Monday, September 18, 2006
(Almost) Like Father
Jumat pagi, 16 September 2006, saat sarapan, si Abang secara mendadak minta dikhitan dan sebagai hadiah, cukup dibelikan sepeda. Bapak jadi surprise sekali. Ini mirip ulangan beberapa puluh tahun silam ketika Bapak kecil minta dikhitan saat sarapan yang membuat surprise si Kakek dan dengan tuntutan yang sama pula, sepeda. Responnya juga hampir mirip, hari itu juga langsung ditindak lanjuti, bedanya Bapak kecil langsung dibawa pagi itu juga ke klinik, sedangkan si Abang nunggu dokter datang ke rumah selepas maghrib.
Bedanya lagi, sang Abang langsung menangis saat lihat jarum suntik dan tangisannya baru berhenti saat prosesi selesai, sedangkan Bapak kecil rada "cuek" tak ada tangisan bahkan mengamati secara live prosesi saat pemotongan. he he he.

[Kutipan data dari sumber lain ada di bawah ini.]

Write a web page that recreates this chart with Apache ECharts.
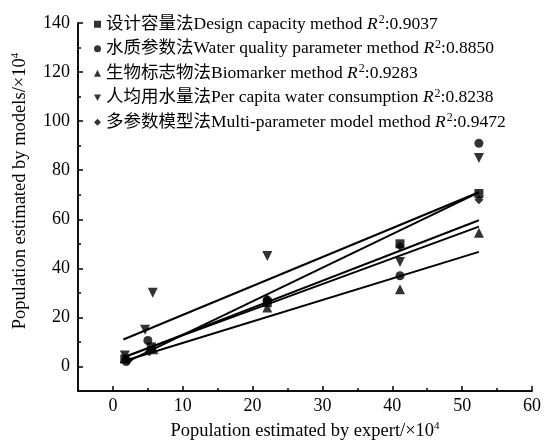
<!DOCTYPE html>
<html>
<head>
<meta charset="utf-8">
<script src="https://cdn.jsdelivr.net/npm/echarts@6/dist/echarts.min.js"></script>
<style>
  html, body { margin: 0; padding: 0; background: #fff; }
  #main { width: 544px; height: 446px; }
</style>
</head>
<body>
<div id="main"></div>
<script>
var chartDom = document.getElementById("main");
var myChart = echarts.init(chartDom);
var option;

var FONT = "'Liberation Serif', 'Noto Sans CJK SC', serif";

// legend texts
const cnNames = ["设计容量法", "水质参数法", "生物标志物法", "人均用水量法", "多参数模型法"];
const enNames = ["Design capacity method", "Water quality parameter method", "Biomarker method",
  "Per capita water consumption", "Multi-parameter model method"];
const r2Values = ["0.9037", "0.8850", "0.9283", "0.8238", "0.9472"];

// points [expert, model] (x10^4)
const designPts = [[1.7, 3], [5.5, 8], [22.1, 26], [41.1, 50], [52.4, 70.5]];
const waterPts = [[1.9, 2], [5.0, 10.6], [22.1, 27], [41.1, 37], [52.4, 91]];
const bioPts = [[1.7, 3.5], [5.8, 7], [22.1, 24], [41.1, 31.5], [52.4, 54.5]];
const capitaPts = [[1.7, 4.5], [4.6, 15], [5.7, 30], [22.1, 45], [41.1, 42.6], [52.4, 85]];
const multiPts = [[2.2, 2.5], [5.2, 6], [22.1, 27.5], [41.1, 49], [52.4, 68]];

// fitted lines, end points
const designFit = [[1.7, 3.8], [52.4, 59.6]];
const waterFit = [[1.7, 1.5], [52.4, 71]];
const bioFit = [[1.7, 2.3], [52.4, 46.7]];
const capitaFit = [[1.5, 11], [52.4, 71]];
const multiFit = [[1.7, 4], [52.4, 57]];

// ticks
const xMajor = [0, 10, 20, 30, 40, 50, 60];
const xMinor = [5, 15, 25, 35, 45, 55];
const yMajor = [0, 20, 40, 60, 80, 100, 120, 140];
const yMinor = [10, 30, 50, 70, 90, 110, 130];

const symbols = ["rect", "circle", "triangle", "path://M0,0L10,0L5,9Z", "diamond"];
const pointSets = [designPts, waterPts, bioPts, capitaPts, multiPts];
const fitSets = [designFit, waterFit, bioFit, capitaFit, multiFit];

var series = [];
for (var i = 0; i < cnNames.length; i++) {
  series.push({
    name: cnNames[i],
    type: "scatter",
    data: pointSets[i],
    symbol: symbols[i],
    symbolSize: i === 2 || i === 3 ? 10 : 9,
    itemStyle: { color: "#000" },
    z: 3
  });
}
for (var j = 0; j < fitSets.length; j++) {
  series.push({
    type: "line",
    data: fitSets[j],
    symbol: "none",
    silent: true,
    lineStyle: { color: "#000", width: 2 },
    z: 2
  });
}

function baseAxis(extra) {
  return Object.assign({
    type: "value",
    splitLine: { show: false },
    axisLine: { onZero: false, lineStyle: { color: "#000", width: 1.5 } }
  }, extra);
}

option = {
  backgroundColor: "#fff",
  animation: false,
  grid: { left: 78, right: 11, top: 23, bottom: 55 },
  legend: {
    orient: "vertical",
    left: 89,
    top: 9,
    itemWidth: 7,
    itemHeight: 7,
    itemGap: 4,
    selectedMode: false,
    data: cnNames,
    formatter: function (name) {
      var k = cnNames.indexOf(name);
      return name + enNames[k] + " {i|R}{s|2}:" + r2Values[k];
    },
    textStyle: {
      fontFamily: FONT,
      fontSize: 17.5,
      color: "#000",
      lineHeight: 20.5,
      rich: {
        i: { fontFamily: FONT, fontSize: 17.5, fontStyle: "italic", color: "#000", lineHeight: 20.5 },
        s: { fontFamily: FONT, fontSize: 12, color: "#000", verticalAlign: "top", lineHeight: 20.5, padding: [0, 0, 0, 1] }
      }
    }
  },
  xAxis: [
    baseAxis({
      min: -5, max: 60, position: "bottom",
      name: "Population estimated by expert/×10{s|4}",
      nameLocation: "middle",
      nameGap: 30,
      nameTextStyle: {
        fontFamily: FONT, fontSize: 18.5, color: "#000",
        rich: { s: { fontFamily: FONT, fontSize: 11, color: "#000", padding: [0, 0, 9, 0] } }
      },
      axisTick: { inside: true, length: 5, customValues: xMajor, lineStyle: { color: "#000", width: 1.5 } },
      axisLabel: { customValues: xMajor, color: "#000", fontFamily: FONT, fontSize: 18, margin: 6 }
    }),
    baseAxis({
      min: -5, max: 60, position: "bottom",
      axisTick: { inside: true, length: 3, customValues: xMinor, lineStyle: { color: "#000", width: 1.5 } },
      axisLabel: { show: false }
    })
  ],
  yAxis: [
    baseAxis({
      min: -10, max: 140, position: "left",
      name: "Population estimated by models/×10{s|4}",
      nameLocation: "middle",
      nameGap: 48,
      nameTextStyle: {
        fontFamily: FONT, fontSize: 18.5, color: "#000",
        padding: [0, 0, 0, 32],
        rich: { s: { fontFamily: FONT, fontSize: 11, color: "#000", padding: [0, 0, 9, 0] } }
      },
      axisTick: { inside: true, length: 5, customValues: yMajor, lineStyle: { color: "#000", width: 1.5 } },
      axisLabel: { customValues: yMajor, color: "#000", fontFamily: FONT, fontSize: 18, margin: 8 }
    }),
    baseAxis({
      min: -10, max: 140, position: "left",
      axisTick: { inside: true, length: 3, customValues: yMinor, lineStyle: { color: "#000", width: 1.5 } },
      axisLabel: { show: false }
    })
  ],
  series: series
};

option && myChart.setOption(option);
</script>
</body>
</html>
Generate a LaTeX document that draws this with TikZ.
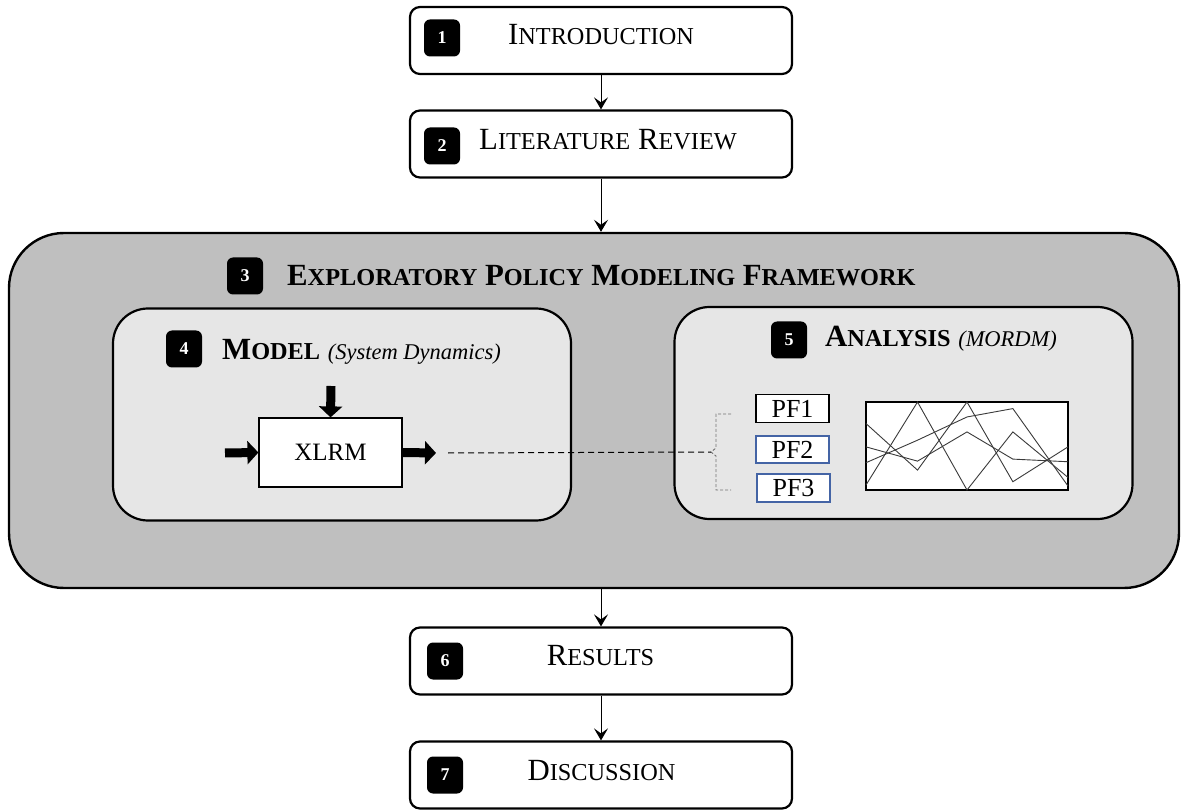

Satu lagi perbedaan mencolok, teknologi khitan Bapak kecil masih konvensional --- pakai pisau, jahitan dan juga darah, tak bisa langsung bercelana, tiap lepas perban selalu tersika, sedangkan si Abang rada canggih --- pakai metode smart knop, tak ada darah, tak pakai jahitan, tak ada perban dan langsung bisa mandi terus pakai celana.
Kalau yang ini mirip: tak ada foto dokumentasi saat prosesi. Saat Bapak kecil dikhitan, memang kejadian serba cepat dan belum ada teknologi instan ala digital camera. Sedangkan saat si Abang dikhitan, digital camera ada, namun Bunda tak tega untuk melihat dan memilih menjauh, sementara si Bapak sibuk menghibur si Abang dan (jujur) rada senewen juga hingga akhirnya prosesi bersejarah tak terekam. he he he. Biarlah, yang penting si Abang sekarang sudah bisa mengagumi sepeda hasil dari keberanian dia untuk dikhitan.
Selamat ya Bang, semoga menjadi anak sholeh dan tetap berani mewujudkan saat ada keinginan positif.